Lili Reinhart recalls struggling with body image while filming ‘Riverdale’: ‘I don’t have a perfect CW girl body’
Lili Reinhart is getting real about her lifelong struggles with depression and anxiety.
The Riverdale star, 25, appeared on Dax Shepard’s Armchair Expert podcast, where she spoke about how her mental health journey continues to impact her life.
“Looking back as a child I didn’t want to go to sleepovers, I didn’t want to go to birthday parties,” she said, explaining that now, as an adult, she recognizes these habits as possible early signs of anxiety.
“I was very attached to my mom, like physically clinging to her," she continued. "I hated school. I would cry before school, cried to my teachers, saying, ‘I just want be home.’ So I was a homebody. But I think no one really knew that that was a form of anxiety, like, ‘She’s just a kid, she wants to be with her mom.’”
She added, “I feel like I can handle my depression and my sadness; it’s the anxiety that become unbearable. It feels like this engine inside you that’s running and there’s nowhere for it to go. I’m working on this with my therapist. I have a channeler that I work with, like a psychic, I call her my life coach.”
Reinhart said her anxiety manifested in a multitude of ways as a teenager — including developing a tic disorder as a way to cope with anxiety.
“I did have a weird tic growing up, that was OCD, where I would have to touch different surfaces in three different ways,” she explained. “I would have to touch it with my fingertips, touch it with the back of my nail, and then scratch it with the tip of my nail. So, I would lean down on the sidewalk and tap, tap, tap. Very strange.”
Those obsessive thoughts reached an all-time high when she was cast in the CW's Riverdale — only it transitioned from social anxiety to becoming obsessed with her own body image.

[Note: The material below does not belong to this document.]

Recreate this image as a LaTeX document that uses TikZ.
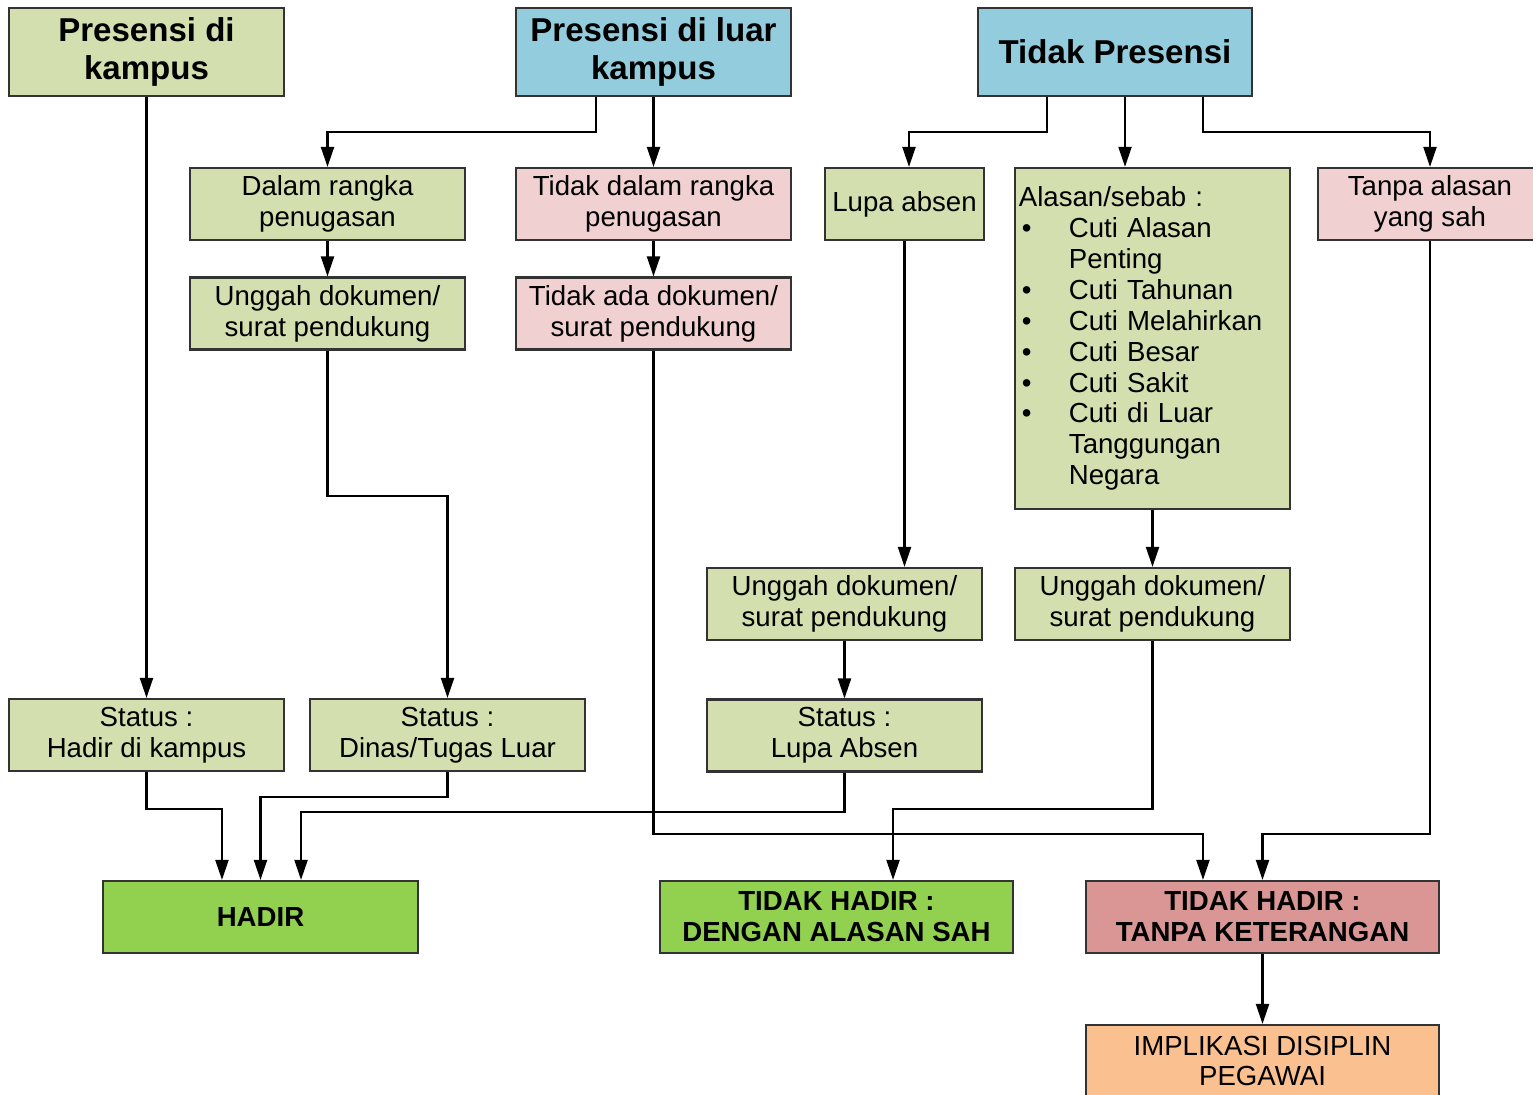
\documentclass[tikz,border=0pt]{standalone}
\usepackage{fontspec}
\setmainfont{Liberation Sans}
\usepackage{xcolor}
\usetikzlibrary{arrows.meta}
\definecolor{hijau}{HTML}{D3DFAE}
\definecolor{biru}{HTML}{93CDDD}
\definecolor{merah}{HTML}{F0D0D0}
\definecolor{hijautua}{HTML}{92D050}
\definecolor{mawar}{HTML}{D99694}
\definecolor{jingga}{HTML}{FAC090}
\tikzset{
	kotak/.style={draw=black!80, line width=0.6pt, rectangle, align=center,
		minimum width=2.75cm, minimum height=0.72cm, inner sep=1pt,
		font=\fontsize{7.85}{8.8}\selectfont},
	judul/.style={kotak, minimum height=0.88cm, font=\fontsize{9.4}{10.6}\selectfont\bfseries},
	hasil/.style={kotak, font=\fontsize{7.85}{8.8}\selectfont\bfseries},
	panah/.style={line width=0.6pt, -{Triangle[length=0.2cm,width=0.13cm]}},
}
\begin{document}
\begin{tikzpicture}[x=0.01cm, y=-0.01cm]
			\useasboundingbox (0,0) rectangle (1533,1095);
			% baris atas
			\node[judul, fill=hijau] (pk) at (146.5,52) {Presensi di\\kampus};
			\node[judul, fill=biru] (pl) at (653.5,52) {Presensi di luar\\kampus};
			\node[judul, fill=biru, minimum width=2.74cm] (tp) at (1115,52) {Tidak Presensi};
			%
			\node[kotak, fill=hijau] (dr) at (327.5,204) {Dalam rangka\\penugasan};
			\node[kotak, fill=merah] (tdr) at (653.5,204) {Tidak dalam rangka\\penugasan};
			\node[kotak, fill=hijau, minimum width=1.59cm] (la) at (904.5,204) {Lupa absen};
			\node[kotak, fill=merah, minimum width=2.24cm] (ta) at (1430,204) {Tanpa alasan\\yang sah};
			\node[kotak, fill=hijau] (ud1) at (327.5,313.5) {Unggah dokumen/\\surat pendukung};
			\node[kotak, fill=merah] (tad) at (653.5,313.5) {Tidak ada dokumen/\\surat pendukung};
			\node[kotak, fill=hijau, minimum height=3.41cm, align=left, text width=2.67cm,
				inner xsep=0.04cm] (as) at (1152.5,338.5) {Alasan/sebab :\\
				\hspace*{0.03cm}\makebox[0.47cm][l]{\textbullet}Cuti Alasan\\
				\hspace*{0.5cm}Penting\\
				\hspace*{0.03cm}\makebox[0.47cm][l]{\textbullet}Cuti Tahunan\\
				\hspace*{0.03cm}\makebox[0.47cm][l]{\textbullet}Cuti Melahirkan\\
				\hspace*{0.03cm}\makebox[0.47cm][l]{\textbullet}Cuti Besar\\
				\hspace*{0.03cm}\makebox[0.47cm][l]{\textbullet}Cuti Sakit\\
				\hspace*{0.03cm}\makebox[0.47cm][l]{\textbullet}Cuti di Luar\\
				\hspace*{0.5cm}Tanggungan\\
				\hspace*{0.5cm}Negara};
			\node[kotak, fill=hijau] (ud2) at (844.5,604) {Unggah dokumen/\\surat pendukung};
			\node[kotak, fill=hijau] (ud3) at (1152.5,604) {Unggah dokumen/\\surat pendukung};
			% status
			\node[kotak, fill=hijau] (sk) at (146.5,735) {Status :\\Hadir di kampus};
			\node[kotak, fill=hijau] (sd) at (447.5,735) {Status :\\Dinas/Tugas Luar};
			\node[kotak, fill=hijau] (sl) at (844.5,735.5) {Status :\\Lupa Absen};
			% hasil akhir
			\node[hasil, fill=hijautua, minimum width=3.15cm] (hadir) at (260.5,917) {HADIR};
			\node[hasil, fill=hijautua, minimum width=3.53cm] (ths) at (836.5,917) {TIDAK HADIR :\\DENGAN ALASAN SAH};
			\node[hasil, fill=mawar, minimum width=3.53cm] (thk) at (1262.5,917) {TIDAK HADIR :\\TANPA KETERANGAN};
			\node[kotak, fill=jingga, minimum width=3.53cm] (imp) at (1262.5,1061) {IMPLIKASI DISIPLIN\\PEGAWAI};
			% panah lurus
			\foreach \S/\E in {pk/sk, pl/tdr, dr/ud1, tdr/tad, as/ud3, ud2/sl, thk/imp}
				\draw[panah] (\S.south) -- (\E.north);
			\draw[panah] (la.south) -- (la.south |- ud2.north);
			\draw[panah] ([xshift=1mm]tp.south) -- ([xshift=1mm]tp.south |- as.north);
			% panah bersiku
			\draw[panah] ([xshift=-5.75mm]pl.south) -- ++(0,35) -| (dr.north);
			\draw[panah] ([xshift=-6.8mm]tp.south) -- ++(0,35) -| ([xshift=0.45mm]la.north);
			\draw[panah] ([xshift=8.8mm]tp.south) -- ++(0,35) -| (ta.north);
			\draw[panah] (ud1.south) -- ++(0,145) -| (sd.north);
			\draw[panah] (tad.south) -- ++(0,483) -| ([xshift=-5.95mm]thk.north);
			\draw[panah] (ta.south) -- ++(0,593) -| (thk.north);
			\draw[panah] (sk.south) -- ++(0,37) -| ([xshift=-3.85mm]hadir.north);
			\draw[panah] (sd.south) -- ++(0,25) -| (hadir.north);
			\draw[panah] (sl.south) -- ++(0,39) -| ([xshift=4.05mm]hadir.north);
			\draw[panah] (ud3.south) -- ++(0,168) -| ([xshift=5.65mm]ths.north);
		\end{tikzpicture}
\end{document}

“I just started to gain weight naturally and it felt like I couldn’t get a handle on it," she explained. "I was also simultaneously filming my show, so I couldn’t take a pause and figure this out and then come back to it. So it felt like I was going through this very deeply personal thing with my body in a public way. And that was what was so hard to navigate. I was going through these obsessive thoughts about my body, about what I was eating, about all these things, and I couldn’t do it in the privacy of my own home.”
She continued, “I would have people staring at me, I would feel awful about myself after a fitting. I would text my mom immediately. I was seeing a trainer. I was trying to eat better. I was doing everything I could. It was obsessive. It felt really sad that I couldn’t just step away and take care of myself. I had to keep showing up on camera, and it felt like a big betrayal to my body almost to be like, I’m so sorry we can’t go through this journey in private.”

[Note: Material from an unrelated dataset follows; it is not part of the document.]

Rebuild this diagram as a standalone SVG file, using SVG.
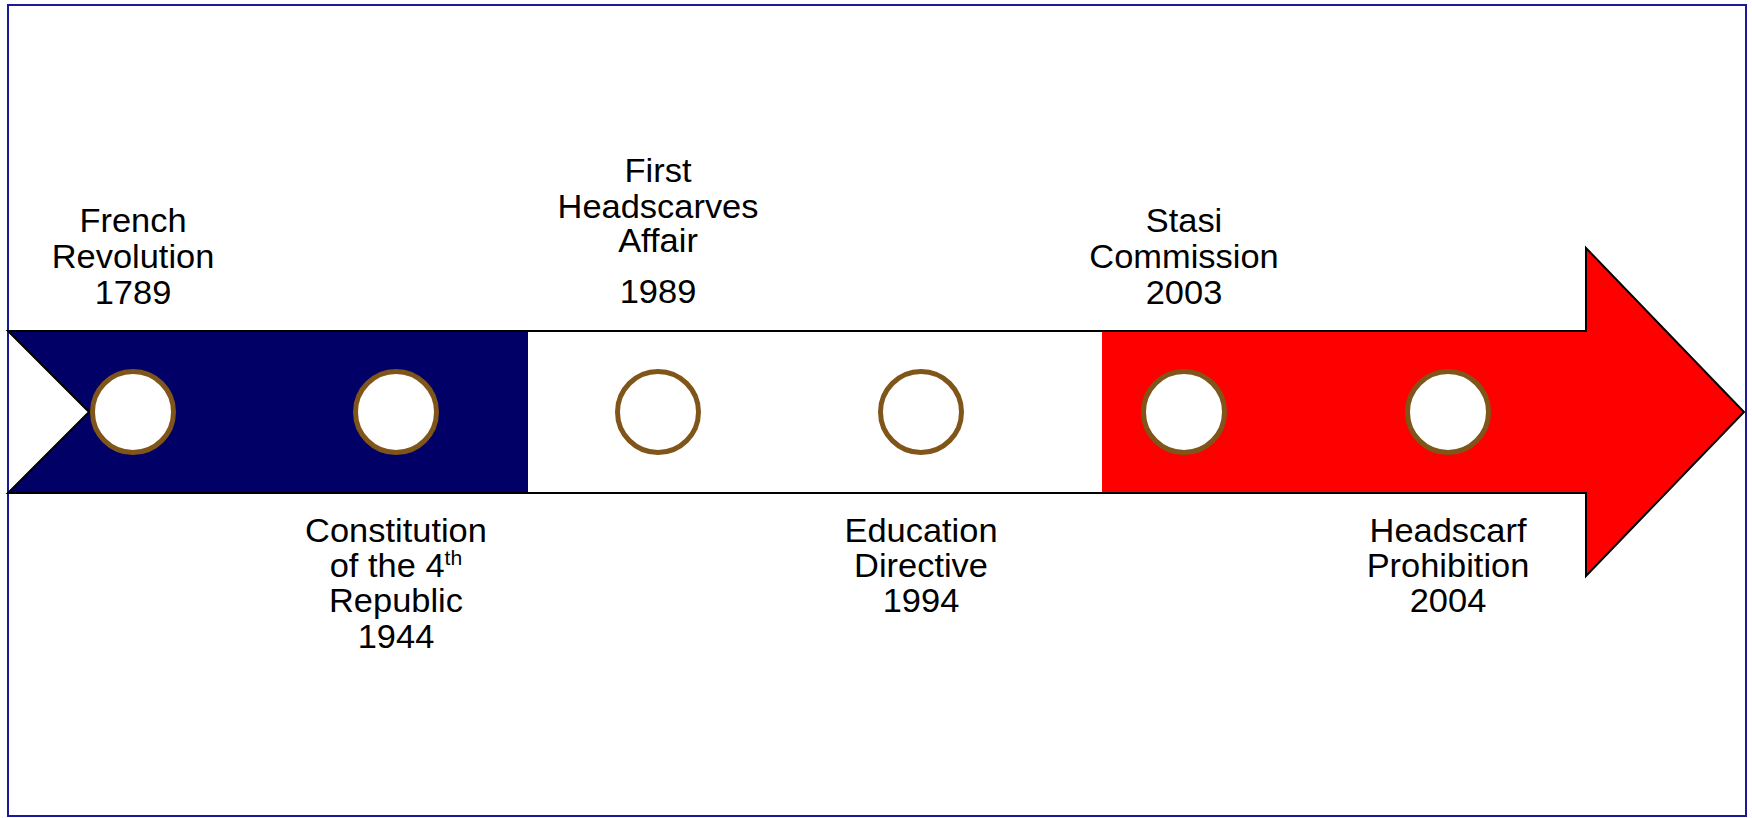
<svg xmlns="http://www.w3.org/2000/svg" width="1752" height="818" viewBox="0 0 1752 818">
<style>
.lbl{font-family:"Liberation Sans",Arial,sans-serif;font-size:32.5px;fill:#000;text-anchor:middle}
.dot{fill:#fff;stroke:#7F5519;stroke-width:5}
</style>
<defs>
<clipPath id="arrowClip"><path d="M8,331 L1586,331 L1586,248 L1744,412 L1586,576 L1586,493 L8,493 L89,412 Z"/></clipPath>
</defs>
<rect x="0" y="0" width="1752" height="818" fill="#fff"/>
<rect x="8" y="5" width="1738" height="811" fill="#fff" stroke="#1a1a99" stroke-width="2"/>
<g id="arrow">
<g clip-path="url(#arrowClip)">
<rect x="0" y="240" width="528" height="340" fill="#000066"/>
<rect x="528" y="240" width="574" height="340" fill="#fff"/>
<rect x="1102" y="240" width="650" height="340" fill="#FF0000"/>
</g>
<path d="M8,331 L1586,331 L1586,248 L1744,412 L1586,576 L1586,493 L8,493 L89,412 Z" fill="none" stroke="#000" stroke-width="2" stroke-linejoin="miter"/>
</g>
<g id="connectors"></g>
<g id="n1789"><circle class="dot" cx="133" cy="412" r="40.5"/>
<g transform="matrix(1.06,0,0,1,-7.98,0)"><text class="lbl" x="133" y="232">French</text><text class="lbl" x="133" y="268">Revolution</text><text class="lbl" x="133" y="304">1789</text></g></g>
<g id="n1944"><circle class="dot" cx="396" cy="412" r="40.5"/>
<g transform="matrix(1.06,0,0,1,-23.76,0)"><text class="lbl" x="396" y="542">Constitution</text><text class="lbl" x="396" y="577">of the 4<tspan font-size="20" dy="-12">th</tspan></text><text class="lbl" x="396" y="612">Republic</text><text class="lbl" x="396" y="648">1944</text></g></g>
<g id="n1989"><circle class="dot" cx="658" cy="412" r="40.5"/>
<g transform="matrix(1.06,0,0,1,-39.48,0)"><text class="lbl" x="658" y="182">First</text><text class="lbl" x="658" y="218">Headscarves</text><text class="lbl" x="658" y="252">Affair</text><text class="lbl" x="658" y="303">1989</text></g></g>
<g id="n1994"><circle class="dot" cx="921" cy="412" r="40.5"/>
<g transform="matrix(1.06,0,0,1,-55.26,0)"><text class="lbl" x="921" y="542">Education</text><text class="lbl" x="921" y="577">Directive</text><text class="lbl" x="921" y="612">1994</text></g></g>
<g id="n2003"><circle class="dot" cx="1184" cy="412" r="40.5"/>
<g transform="matrix(1.06,0,0,1,-71.04,0)"><text class="lbl" x="1184" y="232">Stasi</text><text class="lbl" x="1184" y="268">Commission</text><text class="lbl" x="1184" y="304">2003</text></g></g>
<g id="n2004"><circle class="dot" cx="1448" cy="412" r="40.5"/>
<g transform="matrix(1.06,0,0,1,-86.88,0)"><text class="lbl" x="1448" y="542">Headscarf</text><text class="lbl" x="1448" y="577">Prohibition</text><text class="lbl" x="1448" y="612">2004</text></g></g>
</svg>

The comparisons she made about herself to other CW stars were also becoming destructive.
“I don’t have a perfect CW girl body,” she explained. “I grew up in the time of Gossip Girl, where [they] had these beautiful perfect bodies. I just never had that. I’m not built that way and I was trying to craft myself and fit myself into a box that, genetically, I wasn’t inclined to be in."
"It’s been hard," she added, "but that’s why I talk about [body image issues] and I’m vocal about it because I think it’s so weird that not as many celebrities talk about it. It’s such an issue because everyone is insecure. How is there not a more collective conversation, especially within an industry that’s so obsessed with being thin, having this ass, having whatever it is.”

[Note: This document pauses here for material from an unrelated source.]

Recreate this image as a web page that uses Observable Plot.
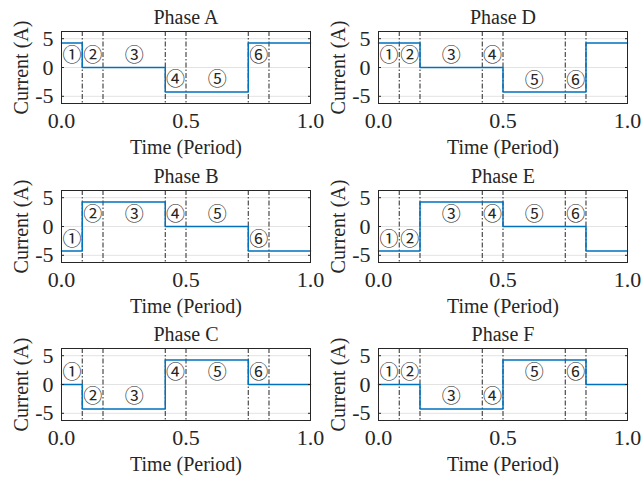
<!DOCTYPE html>
<html>
<head>
<meta charset="utf-8">
<script src="https://cdn.jsdelivr.net/npm/d3@7"></script>
<script src="https://cdn.jsdelivr.net/npm/@observablehq/plot@0.6"></script>
<style>
  html, body { margin: 0; padding: 0; background: white; }
  #chart { position: relative; width: 641px; height: 480px; overflow: hidden; background: white; }
  #chart svg { position: absolute; }
</style>
</head>
<body>
<div id="chart"></div>
<script>
// Segment boundaries (fraction of period)
const segmentEdges = [0, 0.0833, 0.1667, 0.4167, 0.5, 0.75, 0.8333, 1.0];
// Dash-dot divider positions
const dividers = [0.0833, 0.1667, 0.4167, 0.5, 0.75, 0.8333];
// Region label positions and texts
const labelX = [0.042, 0.125, 0.292, 0.458, 0.625, 0.792];
const labelText = ["①", "②", "③", "④", "⑤", "⑥"];

// Current per segment (step-after, last value repeated at t=1)
const phaseA = [4.24, 0, 0, -4.24, -4.24, 4.24, 4.24, 4.24];
const phaseB = [-4.24, 4.24, 4.24, 0, 0, -4.24, -4.24, -4.24];
const phaseC = [0, -4.24, -4.24, 4.24, 4.24, 0, 0, 0];
const phaseD = [4.24, 4.24, 0, 0, -4.24, -4.24, 4.24, 4.24];
const phaseE = [-4.24, -4.24, 4.24, 4.24, 0, 0, -4.24, -4.24];
const phaseF = [0, 0, -4.24, -4.24, 4.24, 4.24, 0, 0];

// Label heights per phase
const labelYA = [2, 2, 2, -2.2, -2.2, 2];
const labelYB = [-2.3, 2, 2, 2, 2, -2.3];
const labelYC = [2, -2.2, -2.2, 2, 2, 2];
const labelYD = [2, 2, 2, 2, -2.3, -2.3];
const labelYE = [-2.3, -2.3, 2, 2, 2, 2];
const labelYF = [2, 2, -2.2, -2.2, 2, 2];

const titles = ["Phase A", "Phase B", "Phase C", "Phase D", "Phase E", "Phase F"];
const xTicks = [0, 0.5, 1.0];
const yTicks = [-5, 0, 5];
const xLabel = "Time (Period)";
const yLabel = "Current (A)";

const panels = [
  {title: titles[0], values: phaseA, ly: labelYA, col: 0, row: 0},
  {title: titles[1], values: phaseB, ly: labelYB, col: 0, row: 1},
  {title: titles[2], values: phaseC, ly: labelYC, col: 0, row: 2},
  {title: titles[3], values: phaseD, ly: labelYD, col: 1, row: 0},
  {title: titles[4], values: phaseE, ly: labelYE, col: 1, row: 1},
  {title: titles[5], values: phaseF, ly: labelYF, col: 1, row: 2}
];

const rowTops = [0, 159, 317];
const colLefts = [0, 320];
const container = document.getElementById("chart");
const ink = "#262626";
const serif = "'Liberation Serif', 'Times New Roman', serif";

for (const p of panels) {
  const data = segmentEdges.map((t, i) => ({t, v: p.values[i]}));
  const labels = labelX.map((x, i) => ({x, y: p.ly[i], s: labelText[i]}));
  const w = p.col === 0 ? 320 : 321;
  const svg = Plot.plot({
    width: w,
    height: 160,
    marginLeft: p.col === 0 ? 61 : 58,
    marginRight: p.col === 0 ? 10 : 14,
    marginTop: 31,
    marginBottom: 57,
    style: {fontFamily: serif, fontSize: "20px", color: ink, background: "transparent", overflow: "visible"},
    x: {domain: [0, 1]},
    y: {domain: [-6.25, 6.25]},
    marks: [
      Plot.gridY(yTicks, {stroke: "#e3e3e3", strokeOpacity: 1}),
      Plot.ruleX(dividers, {stroke: ink, strokeWidth: 1, strokeDasharray: "5,2,1.5,2"}),
      Plot.line(data, {x: "t", y: "v", curve: "step-after", stroke: "#0072BD", strokeWidth: 1.5}),
      Plot.text(labels, {x: "x", y: "y", text: "s", fontFamily: "'Noto Sans CJK JP', 'DejaVu Sans', sans-serif", fontSize: 19, fill: ink}),
      Plot.frame({stroke: ink, strokeWidth: 1}),
      Plot.axisX(xTicks, {tickSize: 0, tickPadding: 9, tickFormat: d3.format(".1f"), label: null, fontSize: 22}),
      Plot.axisY(yTicks, {tickSize: 0, tickPadding: 8, tickFormat: d => d < 0 ? "-" + Math.abs(d) : String(d), label: null, fontSize: 22}),
      Plot.axisY(yTicks, {anchor: "right", tickSize: -3, text: null, label: null}),
      Plot.axisY(yTicks, {anchor: "left", tickSize: -3, text: null, label: null}),
      Plot.text([p.title], {frameAnchor: "top", dy: -14, lineAnchor: "middle", text: d => d, fontSize: 20, fill: ink}),
      Plot.text([xLabel], {frameAnchor: "bottom", dy: 44, lineAnchor: "middle", text: d => d, fontSize: 20, fill: ink}),
      Plot.text([yLabel], {frameAnchor: "left", dx: -40, rotate: -90, textAnchor: "middle", lineAnchor: "middle", text: d => d, fontSize: 20, fill: ink})
    ]
  });
  svg.style.left = colLefts[p.col] + "px";
  svg.style.top = rowTops[p.row] + "px";
  container.appendChild(svg);
}
</script>
</body>
</html>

Indeed, Reinhart has spoken routinely about her own body image struggles in efforts to help other women, which has also gotten her into hot water.
In May, she criticized Kim Kardashian after she said she was “starving” herself to lose 16 pounds so she can fit into Marilyn Monroe’s iconic dress at the Met Gala.
"So f****d on 100s of levels," the actress wrote on Instagram at the time. “To openly admit to starving yourself for the sake of the Met Gala. The ignorance is other-worldly and disgusting. Please stop supporting these stupid, harmful celebrities whose entire image revolves around their bodies."
When reflecting back on the post, Reinhart told Shepard that Kardashian’s comments were extremely "triggering" and that she felt an impulse to call her out for the sake of others who struggle with eating disorders.
“I was currently dealing with disordered eating and I saw red,” she explained. “I genuinely thought this was so triggering. It felt like it was normalizing disordered eating to say that — ‘I’m starving.’ Genuinely, those words were said, ‘I’m starving.’ For what?”
The last couple of years have certainly been eye-opening for Reinhart. In August, during a conversation with Jay Shetty on his podcast, On Purpose, she spoke of her intentions to find true happiness in her life.
"I feel the last two years have been a very large spiritual awakening for me," she explained. "I really became awakened to the spiritual side of life and really what wellness means. I thought I knew who I was before and was confident, but really so much of my identity was based off of pleasing other people and putting my identity in other people’s hands."
"I feel that I have been in fight-or-flight mode for most of my life," she continued. "And what that has done to my brain and my body, my mental wellbeing, is if I continue at this rate, catastrophic. I will lose my brain power. I’m basically on this journey right now in my life of trying to calm that down and trying to just simply exist and sit in stillness without feeling like I need to fill a void."